Data for the task:
◇ ◇ ◇ ◇ ◇
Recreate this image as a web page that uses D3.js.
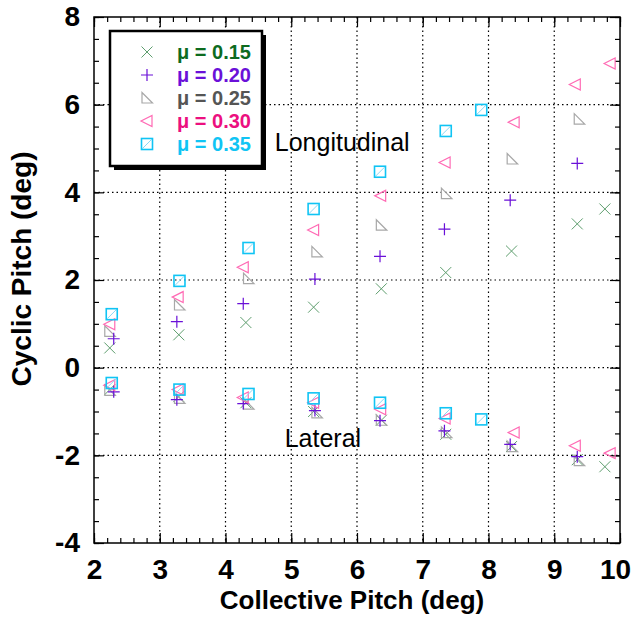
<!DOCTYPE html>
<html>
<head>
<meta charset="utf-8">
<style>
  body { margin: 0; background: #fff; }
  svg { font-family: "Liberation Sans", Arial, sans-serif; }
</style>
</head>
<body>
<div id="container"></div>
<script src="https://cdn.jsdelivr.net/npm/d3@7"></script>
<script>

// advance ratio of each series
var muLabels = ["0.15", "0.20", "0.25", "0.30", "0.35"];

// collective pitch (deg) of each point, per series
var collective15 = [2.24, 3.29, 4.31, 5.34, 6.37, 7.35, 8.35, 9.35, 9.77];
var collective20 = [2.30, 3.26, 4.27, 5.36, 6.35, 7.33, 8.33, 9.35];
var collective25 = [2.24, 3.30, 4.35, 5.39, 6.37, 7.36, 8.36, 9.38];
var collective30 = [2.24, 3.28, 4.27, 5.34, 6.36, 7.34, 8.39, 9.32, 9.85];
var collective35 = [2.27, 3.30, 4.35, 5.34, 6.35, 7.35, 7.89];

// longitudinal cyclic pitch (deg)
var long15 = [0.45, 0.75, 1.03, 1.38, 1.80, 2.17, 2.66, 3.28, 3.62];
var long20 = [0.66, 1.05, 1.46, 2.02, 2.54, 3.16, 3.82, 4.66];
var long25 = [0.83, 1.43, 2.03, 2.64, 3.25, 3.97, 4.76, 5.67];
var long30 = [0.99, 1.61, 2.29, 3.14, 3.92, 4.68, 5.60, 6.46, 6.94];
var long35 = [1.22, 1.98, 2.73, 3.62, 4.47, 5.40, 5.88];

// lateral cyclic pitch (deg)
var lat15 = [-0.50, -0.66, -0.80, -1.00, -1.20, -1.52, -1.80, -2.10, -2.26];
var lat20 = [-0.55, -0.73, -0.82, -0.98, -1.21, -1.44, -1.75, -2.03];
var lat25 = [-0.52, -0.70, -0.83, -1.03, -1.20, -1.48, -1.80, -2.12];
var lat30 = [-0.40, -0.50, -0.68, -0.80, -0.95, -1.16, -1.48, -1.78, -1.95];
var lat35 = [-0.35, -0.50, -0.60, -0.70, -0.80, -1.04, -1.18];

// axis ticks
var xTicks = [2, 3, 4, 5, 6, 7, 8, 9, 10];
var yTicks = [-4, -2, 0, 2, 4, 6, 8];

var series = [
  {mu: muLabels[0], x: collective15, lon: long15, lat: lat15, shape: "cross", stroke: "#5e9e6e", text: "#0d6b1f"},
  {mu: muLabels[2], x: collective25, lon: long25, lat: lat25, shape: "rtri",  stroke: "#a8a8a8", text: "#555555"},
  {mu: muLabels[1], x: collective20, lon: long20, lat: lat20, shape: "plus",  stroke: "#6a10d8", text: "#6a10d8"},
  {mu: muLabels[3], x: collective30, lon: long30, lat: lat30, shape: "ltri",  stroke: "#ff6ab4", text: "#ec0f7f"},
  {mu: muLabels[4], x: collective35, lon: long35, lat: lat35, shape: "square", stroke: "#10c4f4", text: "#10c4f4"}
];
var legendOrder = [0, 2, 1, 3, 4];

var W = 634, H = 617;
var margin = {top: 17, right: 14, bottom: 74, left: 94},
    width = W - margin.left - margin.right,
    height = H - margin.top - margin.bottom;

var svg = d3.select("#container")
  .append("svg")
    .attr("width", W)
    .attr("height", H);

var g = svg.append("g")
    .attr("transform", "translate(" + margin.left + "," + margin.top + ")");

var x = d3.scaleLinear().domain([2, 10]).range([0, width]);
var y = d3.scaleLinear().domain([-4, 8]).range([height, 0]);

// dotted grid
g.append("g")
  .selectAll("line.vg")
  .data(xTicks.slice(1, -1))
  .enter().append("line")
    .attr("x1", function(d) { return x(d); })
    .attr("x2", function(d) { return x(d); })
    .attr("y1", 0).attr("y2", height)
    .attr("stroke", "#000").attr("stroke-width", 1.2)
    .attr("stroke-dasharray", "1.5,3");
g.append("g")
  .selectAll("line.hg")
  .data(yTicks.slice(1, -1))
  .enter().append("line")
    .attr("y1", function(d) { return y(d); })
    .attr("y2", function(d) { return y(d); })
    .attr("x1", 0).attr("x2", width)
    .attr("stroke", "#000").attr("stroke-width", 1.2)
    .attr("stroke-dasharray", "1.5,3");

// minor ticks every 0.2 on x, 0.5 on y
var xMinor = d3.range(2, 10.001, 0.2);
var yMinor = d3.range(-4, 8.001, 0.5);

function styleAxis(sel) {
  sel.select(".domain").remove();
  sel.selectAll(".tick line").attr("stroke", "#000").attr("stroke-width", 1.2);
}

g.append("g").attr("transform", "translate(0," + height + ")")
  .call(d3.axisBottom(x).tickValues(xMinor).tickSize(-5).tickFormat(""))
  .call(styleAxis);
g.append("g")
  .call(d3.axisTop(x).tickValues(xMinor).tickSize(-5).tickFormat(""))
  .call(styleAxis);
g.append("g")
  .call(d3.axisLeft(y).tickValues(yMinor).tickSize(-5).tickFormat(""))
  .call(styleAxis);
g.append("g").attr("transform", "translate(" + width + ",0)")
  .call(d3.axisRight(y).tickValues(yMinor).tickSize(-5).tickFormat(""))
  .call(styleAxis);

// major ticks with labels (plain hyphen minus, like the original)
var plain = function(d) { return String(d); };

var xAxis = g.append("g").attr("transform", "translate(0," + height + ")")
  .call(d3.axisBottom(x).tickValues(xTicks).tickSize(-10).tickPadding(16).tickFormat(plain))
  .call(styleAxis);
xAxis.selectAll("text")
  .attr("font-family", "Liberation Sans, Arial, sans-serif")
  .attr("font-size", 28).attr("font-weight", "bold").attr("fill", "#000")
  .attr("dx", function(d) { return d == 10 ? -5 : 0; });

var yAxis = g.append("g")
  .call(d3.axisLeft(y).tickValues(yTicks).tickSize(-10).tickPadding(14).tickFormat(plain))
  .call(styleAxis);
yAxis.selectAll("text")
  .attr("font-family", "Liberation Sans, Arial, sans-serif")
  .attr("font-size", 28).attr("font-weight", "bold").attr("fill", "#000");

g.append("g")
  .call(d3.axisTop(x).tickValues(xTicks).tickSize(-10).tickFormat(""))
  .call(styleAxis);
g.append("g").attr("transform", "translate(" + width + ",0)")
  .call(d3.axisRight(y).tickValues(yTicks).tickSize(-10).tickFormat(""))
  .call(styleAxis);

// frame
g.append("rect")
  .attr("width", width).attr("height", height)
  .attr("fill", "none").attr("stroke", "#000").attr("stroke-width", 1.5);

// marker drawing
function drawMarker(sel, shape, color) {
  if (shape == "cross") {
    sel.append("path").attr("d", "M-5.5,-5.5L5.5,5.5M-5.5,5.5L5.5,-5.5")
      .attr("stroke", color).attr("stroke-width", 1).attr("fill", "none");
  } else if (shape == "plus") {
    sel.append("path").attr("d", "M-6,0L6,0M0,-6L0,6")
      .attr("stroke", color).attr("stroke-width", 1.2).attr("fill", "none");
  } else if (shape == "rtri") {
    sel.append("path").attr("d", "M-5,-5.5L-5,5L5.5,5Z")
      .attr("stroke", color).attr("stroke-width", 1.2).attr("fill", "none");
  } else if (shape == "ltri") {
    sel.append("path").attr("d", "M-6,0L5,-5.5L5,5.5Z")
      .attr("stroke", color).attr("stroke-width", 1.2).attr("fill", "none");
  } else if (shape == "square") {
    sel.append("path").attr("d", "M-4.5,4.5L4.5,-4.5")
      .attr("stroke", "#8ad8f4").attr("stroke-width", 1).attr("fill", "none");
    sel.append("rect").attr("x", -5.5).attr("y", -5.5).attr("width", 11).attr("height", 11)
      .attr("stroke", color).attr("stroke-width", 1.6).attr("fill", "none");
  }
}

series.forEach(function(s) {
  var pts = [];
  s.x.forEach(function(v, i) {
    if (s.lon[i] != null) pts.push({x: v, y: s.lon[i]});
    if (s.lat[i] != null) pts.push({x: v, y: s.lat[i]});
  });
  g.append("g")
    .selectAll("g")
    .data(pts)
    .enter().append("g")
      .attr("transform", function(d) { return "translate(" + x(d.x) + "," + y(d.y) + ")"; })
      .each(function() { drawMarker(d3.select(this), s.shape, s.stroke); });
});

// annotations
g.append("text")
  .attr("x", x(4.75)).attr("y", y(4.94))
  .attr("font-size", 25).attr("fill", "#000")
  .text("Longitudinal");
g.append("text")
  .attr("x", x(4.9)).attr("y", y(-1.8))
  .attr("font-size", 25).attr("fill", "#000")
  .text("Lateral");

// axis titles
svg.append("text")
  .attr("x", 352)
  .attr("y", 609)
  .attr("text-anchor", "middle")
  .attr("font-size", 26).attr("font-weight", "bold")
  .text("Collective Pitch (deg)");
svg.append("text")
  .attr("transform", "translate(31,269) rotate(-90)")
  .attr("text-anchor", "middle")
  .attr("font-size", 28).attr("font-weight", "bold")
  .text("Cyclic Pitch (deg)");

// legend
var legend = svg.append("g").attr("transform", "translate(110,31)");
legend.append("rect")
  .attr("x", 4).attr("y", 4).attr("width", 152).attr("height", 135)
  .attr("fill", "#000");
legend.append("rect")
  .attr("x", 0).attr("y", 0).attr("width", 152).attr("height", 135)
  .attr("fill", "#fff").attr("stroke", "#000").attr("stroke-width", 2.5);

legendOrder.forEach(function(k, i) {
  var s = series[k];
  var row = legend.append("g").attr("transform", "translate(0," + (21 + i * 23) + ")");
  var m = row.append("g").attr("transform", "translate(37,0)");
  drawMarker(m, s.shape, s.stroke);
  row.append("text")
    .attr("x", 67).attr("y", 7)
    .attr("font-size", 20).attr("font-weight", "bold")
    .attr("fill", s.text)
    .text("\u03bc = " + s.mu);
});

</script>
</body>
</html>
◇ ◇ ◇ ◇ ◇
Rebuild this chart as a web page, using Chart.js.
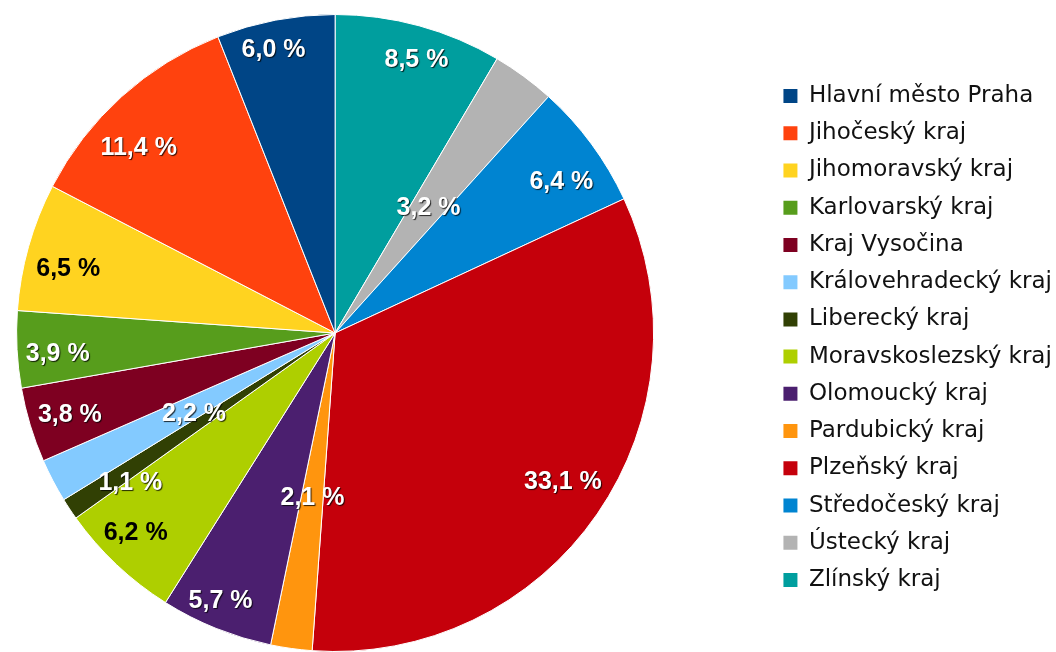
◇ ◇ ◇ ◇ ◇
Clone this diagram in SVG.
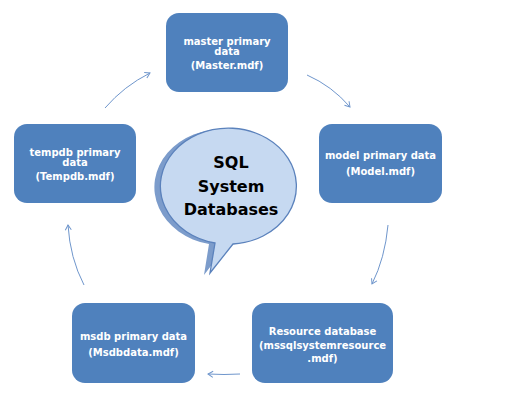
◇ ◇ ◇ ◇ ◇
Reproduce the entries exactly, from the line with "Recreate this image" to the line with "var collective35 = [2.27, 3.30, 4.35, 5.34, 6.35, 7.35, 7.89];", both lines included, keeping no pictures.

Exercise solution:
Recreate this image as a web page that uses D3.js.
<!DOCTYPE html>
<html>
<head>
<meta charset="utf-8">
<style>
  body { margin: 0; background: #fff; }
  svg { font-family: "Liberation Sans", Arial, sans-serif; }
</style>
</head>
<body>
<div id="container"></div>
<script src="https://cdn.jsdelivr.net/npm/d3@7"></script>
<script>

// advance ratio of each series
var muLabels = ["0.15", "0.20", "0.25", "0.30", "0.35"];

// collective pitch (deg) of each point, per series
var collective15 = [2.24, 3.29, 4.31, 5.34, 6.37, 7.35, 8.35, 9.35, 9.77];
var collective20 = [2.30, 3.26, 4.27, 5.36, 6.35, 7.33, 8.33, 9.35];
var collective25 = [2.24, 3.30, 4.35, 5.39, 6.37, 7.36, 8.36, 9.38];
var collective30 = [2.24, 3.28, 4.27, 5.34, 6.36, 7.34, 8.39, 9.32, 9.85];
var collective35 = [2.27, 3.30, 4.35, 5.34, 6.35, 7.35, 7.89];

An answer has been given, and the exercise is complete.